• Your goal
Each line of the listing that contains the word "picture" is to be copied.

• Material
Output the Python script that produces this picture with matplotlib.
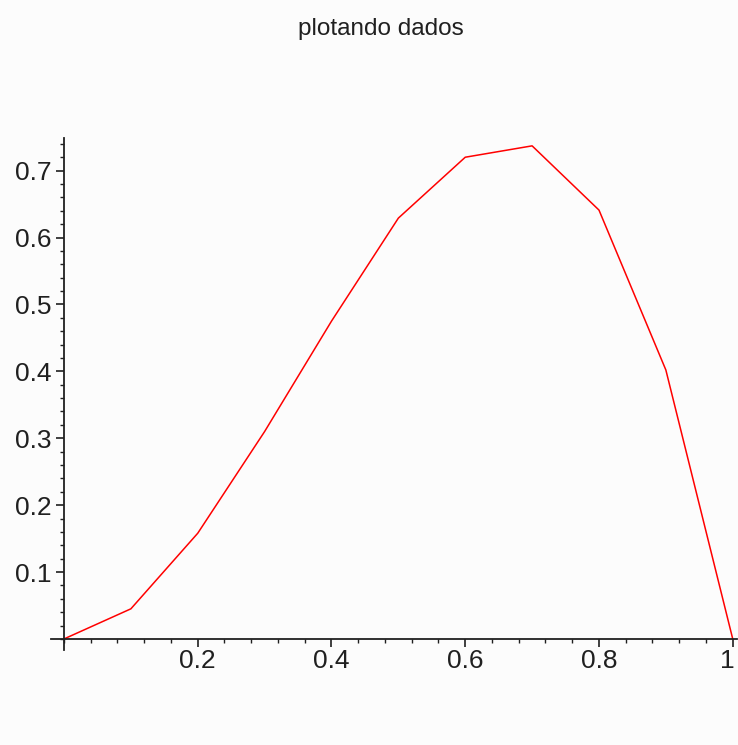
import matplotlib
matplotlib.use('Agg')
import matplotlib.pyplot as plt
import matplotlib.transforms as mtransforms
from matplotlib.ticker import MultipleLocator, FixedLocator

# data
x_vals = [0.0, 0.1, 0.2, 0.3, 0.4, 0.5, 0.6, 0.7, 0.8, 0.9, 1.0]
y_vals = [0.0, 0.045, 0.158, 0.31, 0.475, 0.629, 0.72, 0.737, 0.641, 0.402, 0.0]

x_ticks = [0.2, 0.4, 0.6, 0.8, 1.0]
x_labels = ['0.2', '0.4', '0.6', '0.8', '1']
y_ticks = [0.1, 0.2, 0.3, 0.4, 0.5, 0.6, 0.7]
y_labels = ['0.1', '0.2', '0.3', '0.4', '0.5', '0.6', '0.7']

TITLE = 'plotando dados'
BG = '#fcfcfc'

plt.rcParams['font.family'] = ['Liberation Sans', 'DejaVu Sans']

fig = plt.figure(figsize=(7.38, 7.45), dpi=100, facecolor=BG)
ax = fig.add_axes([0.0686, 0.128, 0.9297, 0.687])
ax.set_facecolor(BG)

ax.plot(x_vals, y_vals, color='#ff0000', linewidth=1.1)

ax.set_xlim(-0.02, 1.006)
ax.set_ylim(-0.016, 0.749)

for s in ('top', 'right'):
    ax.spines[s].set_visible(False)
ax.spines['left'].set_position(('data', 0))
ax.spines['bottom'].set_position(('data', 0))
for s in ('left', 'bottom'):
    ax.spines[s].set_linewidth(1.3)
    ax.spines[s].set_color('#202020')

ax.xaxis.set_major_locator(FixedLocator(x_ticks))
ax.set_xticklabels(x_labels)
ax.yaxis.set_major_locator(FixedLocator(y_ticks))
ax.set_yticklabels(y_labels)
ax.xaxis.set_minor_locator(MultipleLocator(0.04))
ax.yaxis.set_minor_locator(MultipleLocator(0.02))

ax.tick_params(which='major', direction='out', length=5.5, width=1.2,
               labelsize=19, colors='#202020')
ax.tick_params(which='minor', direction='out', length=3, width=1.0,
               colors='#202020')
ax.tick_params(axis='x', which='major', pad=1.5)
ax.tick_params(axis='y', which='major', pad=3.5)

# keep the "1" at the right edge inside the picture
last = ax.get_xticklabels()[-1]
last.set_transform(last.get_transform() +
                   mtransforms.ScaledTranslation(-5 / 100, 0, fig.dpi_scale_trans))

fig.text(381 / 738, 1 - 29 / 745, TITLE, ha='center', va='center',
         fontsize=17.5, color='#202020')

fig.savefig('out.png', dpi=100, facecolor=BG)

• Output
Output the Python script that produces this picture with matplotlib.
# keep the "1" at the right edge inside the picture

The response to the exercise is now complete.